Partners’ Agreement: don’t overlook the “Liquidation Preference” clause

Simply put, the Partners’ Agreement is no more than a contract that establishes the rules of the game between the owners of a company. The agreement should help you to have a clear idea of how your company is organised and how decisions will be taken, be it in more routine situations or in more complex ones, such as capital raises and the buying and selling of company shares.


The significance of understanding the Agreement

In any case, we won’t be able to negotiate advantageous contract conditions that align with our interests if we don’t know how the one or other clause affects us. To have a minimum guarantee in this sense, and in order to avoid unnecessary conflicts and misunderstandings, you simply have to make sure to read the agreement well. And it’s not enough to read it, you have to understand it too!

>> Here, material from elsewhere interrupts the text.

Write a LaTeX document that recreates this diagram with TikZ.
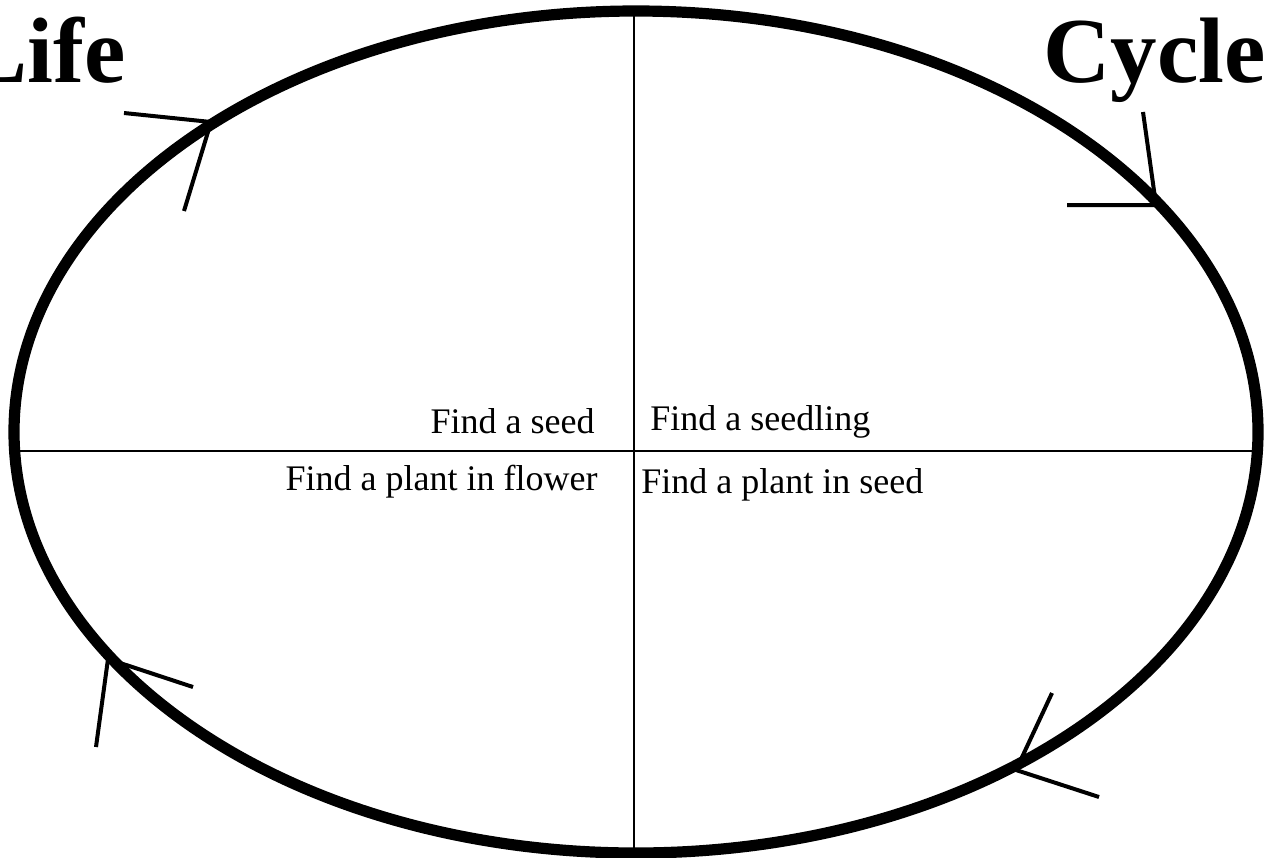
\documentclass[tikz,border=0pt]{standalone}
\usepackage{fontspec}
\setmainfont{Liberation Serif}
\usetikzlibrary{positioning}

\begin{document}
\begin{tikzpicture}[x=0.5pt, y=-0.5pt,
    rim/.style={draw=black, line width=5.6pt},
    axis/.style={draw=black, line width=1.4pt},
    tick/.style={draw=black, line width=2pt},
    lbl/.style={font=\fontsize{18}{20}\selectfont, inner sep=0pt},
    ttl/.style={font=\fontsize{46.5}{50}\selectfont\bfseries, inner sep=0pt}
]
    \clip (0,0) rectangle (1272,857);
    \useasboundingbox (0,0) rectangle (1272,857);
    % outer cycle and the quarters
    \draw[rim] (636,432) ellipse [x radius=622, y radius=421];
    \coordinate (top) at (634,14);
    \coordinate (bot) at (634,852);
    \coordinate (lft) at (18,451);
    \coordinate (rgt) at (1255,451);
    \draw[axis] (top) -- (bot);
    \draw[axis] (lft) -- (rgt);
    % titles
    \node[ttl, anchor=base east] (life) at (126,82) {Life};
    \node[ttl, anchor=base west] (cycle) at (1043,82) {Cycle};
    % stage labels
    \node[lbl, anchor=base east] (seed) at (595,433) {Find a seed};
    \node[lbl, anchor=base west] (seedling) at (650,430) {Find a seedling};
    \node[lbl, anchor=base east] (flower) at (598,490) {Find a plant in flower};
    \node[lbl, anchor=base west] (inseed) at (641,493) {Find a plant in seed};
    % direction marks on the rim
    \coordinate (a1) at (211,122);
    \coordinate (b1) at (1156,205);
    \coordinate (c1) at (1016,770);
    \coordinate (d1) at (108,659);
    \draw[tick] (124,113) -- (a1) -- (184,211);
    \draw[tick] (1143,112) -- (b1) -- (1067,205);
    \draw[tick] (1052,693) -- (c1) -- (1099,797);
    \draw[tick] (193,687) -- (d1) -- (96,747);
\end{tikzpicture}
\end{document}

While there are many and varied clauses within the Partners’ Agreement that may be more “important” for you, with this post, we wanted to look in more detail at the famous Liquidation Preference clause. Knowing this clause well can save you more than one “headache” (while not knowing it, can generate many problems) and it needs to be observed that not everyone always interprets it correctly.


What is the “Liquidation Preference” clause?

First of all, it’s important to be clear about one thing: when we speak of “liquidation”, we don’t just refer to those situations where we dissolve companies and distribute what is left among creditors, we also refer to what we call “windows of liquidity” (partial or total sale) where company shares are converted into cash.

So then, when such a liquidity event occurs, there may be one investor that demands “preference” that is to say, he demands to be the first to recover his share of the money invested. The remaining capital will only be paid out according to prorate conditions among the remaining investors, once the “preference” demand of the first investor has been fulfilled. It is also possible that he demands two, three or more times the amount (double or triple Liquidation Preference), thereby becoming the first one to receive the capital invested or receive double of what he invested, etc. In this case, other investors will receive what they’ve invested only once this investor has received his pay-out, if there is anything left in the first place.

If this case presents itself, we have two possibilities. What we tend to think in the first instance is that the investor is abusing his position of power, establishing himself as the “saviour” of the company in need and/or entering as a company shareholder with an elevated ticket, which assures him a significant enough number of shares so that he can veto and impose his own will in a majority of key decisions. However, he may also be the one investor that aims to save the company in a moment where all others have already given up on it.

In other to illustrate this with an example and at the same time demonstrate that we cannot always call an investor “aggressive” if he demands a Liquidation Preference, let us imagine that an investor invests € 100K at a valuation of € 1M, which equals a 10% share of the company. In our hypothesis, the situation goes badly in a question of months and the company decides to liquidate its assets or sells off its assets for € 300K at a loss. In this context, if we keep to the percentage share rule, the investor only recovers 30K (loses 70K), having been the only one that believed in the company and having provided it with a life-saving capital injection so that it may recover and grow.

It suddenly doesn’t appear so hare-brained any more to think that such an investor deserves to recover the money he has invested before the remaining capital is distributed proportionally among all other investors. It is, of course, not the same to speak of a double or triple liquidation preference, as in this case, the request is much more difficult to justify.


How do we do it at Faraday?

In our case, we always try to be fair and honourable with all parties involved in the Agreement, aiming, as far as is possible, to align the interests of all those involved so that there are no comparative grievances. In this sense, as a general rule of thumb in situations of asset liquidations and the passing of shares from one owner to another, we consider it reasonable to distribute the corresponding capital provided proportionally among each investor until they recover their investment (or at the very least the maximum amount possible, if the amount that requires liquidation is lower than the price of the shares at the moment of entry). Should there be money left over, we distribute the remaining shares of the company’s capital in a prorate manner.

In conclusion, we’d recommend surrounding yourself with people that have experience in this remit, as these will be the people that add fundamental value from the very first conversations about the Agreement to conflict resolutions that cannot be resolved on the go. For this reason, Faraday disposes of a multidisciplinary team and the necessary legal assessment that allows us to represent the interests of our Partners in the best and most joined up manner possible, where otherwise we’d have to involve ourselves in necessary but often tedious legal and administrative questions that require time, a valuable and scarce resource.